--- DATA ---

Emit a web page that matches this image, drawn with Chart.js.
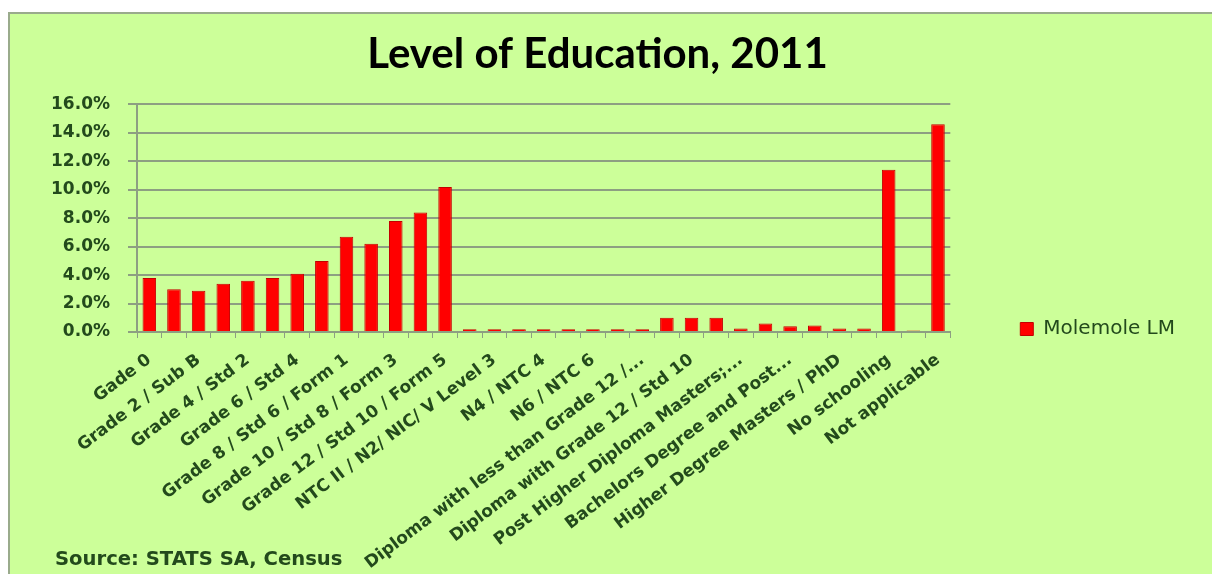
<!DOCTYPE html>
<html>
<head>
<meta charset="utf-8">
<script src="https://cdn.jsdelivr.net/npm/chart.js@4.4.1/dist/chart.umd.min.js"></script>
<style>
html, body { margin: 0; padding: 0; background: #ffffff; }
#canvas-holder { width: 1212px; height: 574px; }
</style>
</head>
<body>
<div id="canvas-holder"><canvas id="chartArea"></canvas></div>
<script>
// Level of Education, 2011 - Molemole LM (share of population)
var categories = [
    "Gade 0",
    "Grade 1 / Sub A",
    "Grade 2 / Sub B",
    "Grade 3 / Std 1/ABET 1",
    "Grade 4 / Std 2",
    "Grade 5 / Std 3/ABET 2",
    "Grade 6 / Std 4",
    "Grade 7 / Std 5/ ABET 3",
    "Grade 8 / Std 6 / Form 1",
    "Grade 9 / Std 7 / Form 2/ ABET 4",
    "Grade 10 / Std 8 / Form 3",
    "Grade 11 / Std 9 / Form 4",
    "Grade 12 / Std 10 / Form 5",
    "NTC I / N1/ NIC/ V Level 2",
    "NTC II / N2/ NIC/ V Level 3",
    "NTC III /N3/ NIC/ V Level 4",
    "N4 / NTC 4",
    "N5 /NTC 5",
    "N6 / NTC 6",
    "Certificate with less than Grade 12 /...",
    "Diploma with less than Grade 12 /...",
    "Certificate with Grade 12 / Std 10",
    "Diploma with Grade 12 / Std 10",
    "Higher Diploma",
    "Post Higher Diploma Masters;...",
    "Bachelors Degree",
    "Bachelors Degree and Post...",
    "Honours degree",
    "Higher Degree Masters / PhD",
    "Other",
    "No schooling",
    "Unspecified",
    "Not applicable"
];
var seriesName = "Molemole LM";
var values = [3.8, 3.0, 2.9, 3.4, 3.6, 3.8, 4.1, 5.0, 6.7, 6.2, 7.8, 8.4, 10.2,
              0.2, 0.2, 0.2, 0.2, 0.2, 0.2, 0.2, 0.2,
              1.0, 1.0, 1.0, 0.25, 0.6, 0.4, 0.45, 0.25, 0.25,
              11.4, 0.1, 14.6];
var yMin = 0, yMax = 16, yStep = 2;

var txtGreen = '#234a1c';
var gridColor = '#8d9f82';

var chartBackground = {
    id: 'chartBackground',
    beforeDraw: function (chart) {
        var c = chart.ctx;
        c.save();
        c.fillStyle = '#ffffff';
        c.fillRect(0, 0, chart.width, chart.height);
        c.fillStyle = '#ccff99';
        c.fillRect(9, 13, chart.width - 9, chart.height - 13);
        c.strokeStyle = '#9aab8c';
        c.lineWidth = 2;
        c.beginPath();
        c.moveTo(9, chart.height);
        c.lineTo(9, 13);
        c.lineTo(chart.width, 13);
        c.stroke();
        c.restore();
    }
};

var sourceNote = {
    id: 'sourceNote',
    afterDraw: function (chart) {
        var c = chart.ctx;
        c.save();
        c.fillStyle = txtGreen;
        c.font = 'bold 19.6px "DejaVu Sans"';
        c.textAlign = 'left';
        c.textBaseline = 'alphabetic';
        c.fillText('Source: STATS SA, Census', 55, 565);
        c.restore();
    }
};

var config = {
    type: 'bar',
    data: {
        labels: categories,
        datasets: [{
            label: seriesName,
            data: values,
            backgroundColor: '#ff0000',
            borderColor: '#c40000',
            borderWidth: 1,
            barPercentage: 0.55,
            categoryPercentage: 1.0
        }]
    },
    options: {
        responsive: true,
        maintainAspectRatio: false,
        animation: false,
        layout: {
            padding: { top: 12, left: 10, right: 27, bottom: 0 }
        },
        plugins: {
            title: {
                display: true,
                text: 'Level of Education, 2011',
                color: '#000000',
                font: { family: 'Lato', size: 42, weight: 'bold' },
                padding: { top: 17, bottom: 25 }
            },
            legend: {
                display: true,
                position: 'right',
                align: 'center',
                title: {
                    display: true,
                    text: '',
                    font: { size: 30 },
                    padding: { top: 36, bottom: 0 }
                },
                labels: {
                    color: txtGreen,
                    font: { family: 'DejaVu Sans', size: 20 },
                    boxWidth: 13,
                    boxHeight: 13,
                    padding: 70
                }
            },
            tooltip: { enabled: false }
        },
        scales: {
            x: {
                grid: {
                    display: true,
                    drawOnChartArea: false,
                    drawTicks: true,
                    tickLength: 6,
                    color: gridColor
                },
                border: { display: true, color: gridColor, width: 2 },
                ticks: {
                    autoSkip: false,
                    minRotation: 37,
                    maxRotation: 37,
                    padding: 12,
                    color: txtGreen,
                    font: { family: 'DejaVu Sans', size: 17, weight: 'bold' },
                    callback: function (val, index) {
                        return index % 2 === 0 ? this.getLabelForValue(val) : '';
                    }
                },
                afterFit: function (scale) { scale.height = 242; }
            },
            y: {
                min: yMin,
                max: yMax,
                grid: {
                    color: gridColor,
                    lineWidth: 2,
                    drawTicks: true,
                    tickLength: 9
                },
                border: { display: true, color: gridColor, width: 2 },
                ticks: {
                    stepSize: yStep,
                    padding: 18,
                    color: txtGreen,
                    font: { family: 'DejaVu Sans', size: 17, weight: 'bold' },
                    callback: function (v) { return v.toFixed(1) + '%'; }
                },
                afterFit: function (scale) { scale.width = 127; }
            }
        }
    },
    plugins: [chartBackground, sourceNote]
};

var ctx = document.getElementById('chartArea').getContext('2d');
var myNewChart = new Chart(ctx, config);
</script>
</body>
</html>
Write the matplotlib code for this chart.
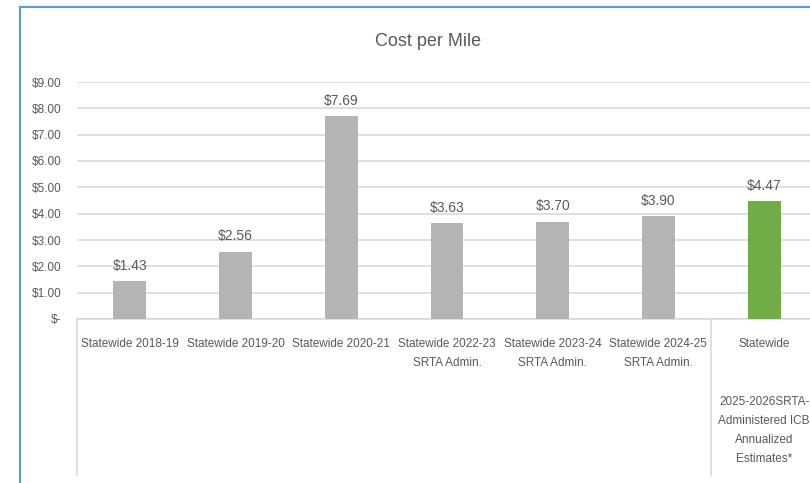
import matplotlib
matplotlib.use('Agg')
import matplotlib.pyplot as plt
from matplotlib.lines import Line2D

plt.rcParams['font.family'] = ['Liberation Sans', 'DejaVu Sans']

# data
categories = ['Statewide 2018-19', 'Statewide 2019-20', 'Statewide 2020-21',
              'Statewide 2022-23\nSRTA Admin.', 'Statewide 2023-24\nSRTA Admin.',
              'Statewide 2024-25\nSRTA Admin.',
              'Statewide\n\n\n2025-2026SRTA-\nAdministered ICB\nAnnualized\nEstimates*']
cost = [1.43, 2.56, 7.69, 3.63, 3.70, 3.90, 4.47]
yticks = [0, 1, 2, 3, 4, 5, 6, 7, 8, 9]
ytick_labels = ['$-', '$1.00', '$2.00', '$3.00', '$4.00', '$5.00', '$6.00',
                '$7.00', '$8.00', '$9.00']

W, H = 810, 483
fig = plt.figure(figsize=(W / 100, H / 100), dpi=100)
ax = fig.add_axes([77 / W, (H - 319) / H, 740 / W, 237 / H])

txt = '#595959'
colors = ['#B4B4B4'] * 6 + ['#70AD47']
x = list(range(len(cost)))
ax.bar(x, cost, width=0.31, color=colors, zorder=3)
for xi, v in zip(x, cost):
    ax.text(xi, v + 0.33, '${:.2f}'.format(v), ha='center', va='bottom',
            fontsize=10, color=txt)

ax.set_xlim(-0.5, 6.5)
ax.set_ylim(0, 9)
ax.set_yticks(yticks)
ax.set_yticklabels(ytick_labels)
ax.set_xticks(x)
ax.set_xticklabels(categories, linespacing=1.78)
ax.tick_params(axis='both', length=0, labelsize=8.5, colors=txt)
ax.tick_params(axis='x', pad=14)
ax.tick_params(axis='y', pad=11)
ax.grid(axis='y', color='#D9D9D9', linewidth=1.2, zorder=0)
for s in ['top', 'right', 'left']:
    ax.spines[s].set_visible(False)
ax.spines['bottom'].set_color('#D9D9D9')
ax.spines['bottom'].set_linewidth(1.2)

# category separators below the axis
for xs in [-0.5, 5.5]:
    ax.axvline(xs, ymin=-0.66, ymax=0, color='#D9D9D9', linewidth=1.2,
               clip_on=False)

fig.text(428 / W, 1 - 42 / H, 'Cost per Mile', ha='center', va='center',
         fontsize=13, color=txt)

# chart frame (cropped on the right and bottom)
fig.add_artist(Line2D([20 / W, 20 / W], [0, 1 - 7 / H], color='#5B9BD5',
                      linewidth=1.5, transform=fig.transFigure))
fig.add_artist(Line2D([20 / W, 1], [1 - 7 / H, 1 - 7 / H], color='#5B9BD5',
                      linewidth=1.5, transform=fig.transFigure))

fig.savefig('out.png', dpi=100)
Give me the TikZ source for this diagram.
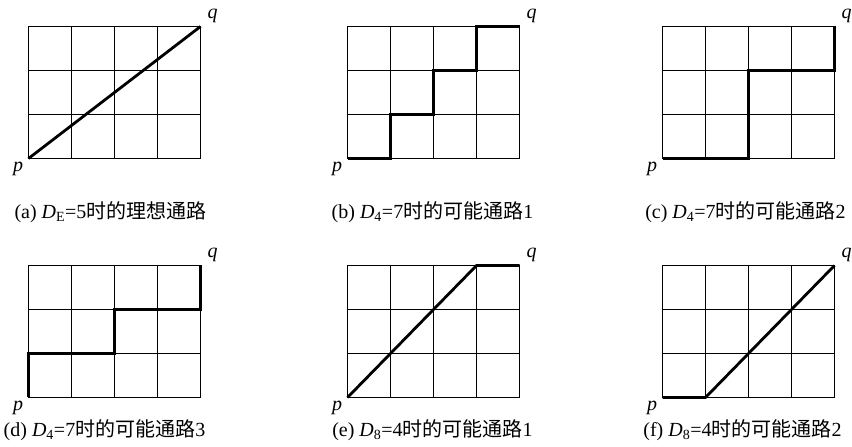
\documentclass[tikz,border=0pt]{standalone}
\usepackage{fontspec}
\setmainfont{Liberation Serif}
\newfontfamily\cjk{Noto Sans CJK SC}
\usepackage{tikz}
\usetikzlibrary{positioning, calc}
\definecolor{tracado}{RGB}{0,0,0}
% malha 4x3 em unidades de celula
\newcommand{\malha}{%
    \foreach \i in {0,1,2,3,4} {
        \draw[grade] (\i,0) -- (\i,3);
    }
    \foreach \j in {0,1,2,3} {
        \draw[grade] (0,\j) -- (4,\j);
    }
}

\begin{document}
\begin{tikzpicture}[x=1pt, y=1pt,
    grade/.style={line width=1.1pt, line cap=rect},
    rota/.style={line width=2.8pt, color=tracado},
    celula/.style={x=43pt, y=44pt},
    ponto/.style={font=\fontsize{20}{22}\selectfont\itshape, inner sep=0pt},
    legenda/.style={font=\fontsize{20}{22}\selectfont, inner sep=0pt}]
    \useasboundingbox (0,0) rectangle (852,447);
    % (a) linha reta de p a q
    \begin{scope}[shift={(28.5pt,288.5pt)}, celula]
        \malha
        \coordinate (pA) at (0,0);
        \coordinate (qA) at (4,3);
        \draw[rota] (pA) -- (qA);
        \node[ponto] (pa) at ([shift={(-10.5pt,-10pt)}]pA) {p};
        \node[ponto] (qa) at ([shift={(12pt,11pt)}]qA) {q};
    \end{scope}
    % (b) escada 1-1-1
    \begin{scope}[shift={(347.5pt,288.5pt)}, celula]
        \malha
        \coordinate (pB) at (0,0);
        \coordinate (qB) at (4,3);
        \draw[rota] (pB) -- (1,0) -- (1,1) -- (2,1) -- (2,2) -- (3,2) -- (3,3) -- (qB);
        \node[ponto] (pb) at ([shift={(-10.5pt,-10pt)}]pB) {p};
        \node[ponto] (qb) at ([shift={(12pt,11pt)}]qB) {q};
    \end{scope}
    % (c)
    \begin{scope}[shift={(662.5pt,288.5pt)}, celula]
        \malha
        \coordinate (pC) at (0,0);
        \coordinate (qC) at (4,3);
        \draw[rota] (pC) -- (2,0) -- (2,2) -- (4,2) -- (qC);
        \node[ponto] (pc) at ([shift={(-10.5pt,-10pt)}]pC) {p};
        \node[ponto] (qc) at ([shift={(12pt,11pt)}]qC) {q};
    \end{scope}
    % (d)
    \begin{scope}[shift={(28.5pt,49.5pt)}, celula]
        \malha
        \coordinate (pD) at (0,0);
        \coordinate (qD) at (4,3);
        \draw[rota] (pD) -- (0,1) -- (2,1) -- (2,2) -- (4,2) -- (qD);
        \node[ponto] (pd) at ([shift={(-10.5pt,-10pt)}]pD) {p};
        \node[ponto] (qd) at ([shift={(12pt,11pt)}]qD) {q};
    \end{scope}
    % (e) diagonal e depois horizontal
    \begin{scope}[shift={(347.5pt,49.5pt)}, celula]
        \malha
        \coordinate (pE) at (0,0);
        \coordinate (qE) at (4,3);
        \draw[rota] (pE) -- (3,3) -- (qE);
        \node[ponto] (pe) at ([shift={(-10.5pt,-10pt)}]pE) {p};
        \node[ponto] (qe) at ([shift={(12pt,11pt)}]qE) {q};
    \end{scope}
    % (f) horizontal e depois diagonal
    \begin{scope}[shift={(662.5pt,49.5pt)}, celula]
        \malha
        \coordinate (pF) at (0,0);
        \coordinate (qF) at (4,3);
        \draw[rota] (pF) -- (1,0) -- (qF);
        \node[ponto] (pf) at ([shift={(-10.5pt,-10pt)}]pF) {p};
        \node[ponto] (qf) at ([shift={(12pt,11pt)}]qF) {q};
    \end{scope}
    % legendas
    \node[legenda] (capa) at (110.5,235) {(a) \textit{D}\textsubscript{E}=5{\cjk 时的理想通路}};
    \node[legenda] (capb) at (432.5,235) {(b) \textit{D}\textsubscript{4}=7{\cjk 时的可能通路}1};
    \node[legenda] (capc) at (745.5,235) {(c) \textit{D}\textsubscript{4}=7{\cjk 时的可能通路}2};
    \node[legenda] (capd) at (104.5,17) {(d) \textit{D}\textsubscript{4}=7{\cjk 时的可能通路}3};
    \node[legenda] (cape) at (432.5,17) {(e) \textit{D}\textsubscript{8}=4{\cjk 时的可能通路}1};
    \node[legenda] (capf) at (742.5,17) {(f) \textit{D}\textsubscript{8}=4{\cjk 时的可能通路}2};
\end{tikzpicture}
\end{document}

---

• TASK GOAL
Set down exactly the lines above, from the line containing "Write the matplotlib code for this chart." through the line containing "plt.rcParams['font.family'] = ['Liberation". Skip the pictures.

• THE REPLY
Write the matplotlib code for this chart.
import matplotlib
matplotlib.use('Agg')
import matplotlib.pyplot as plt
from matplotlib.lines import Line2D

plt.rcParams['font.family'] = ['Liberation Sans', 'DejaVu Sans']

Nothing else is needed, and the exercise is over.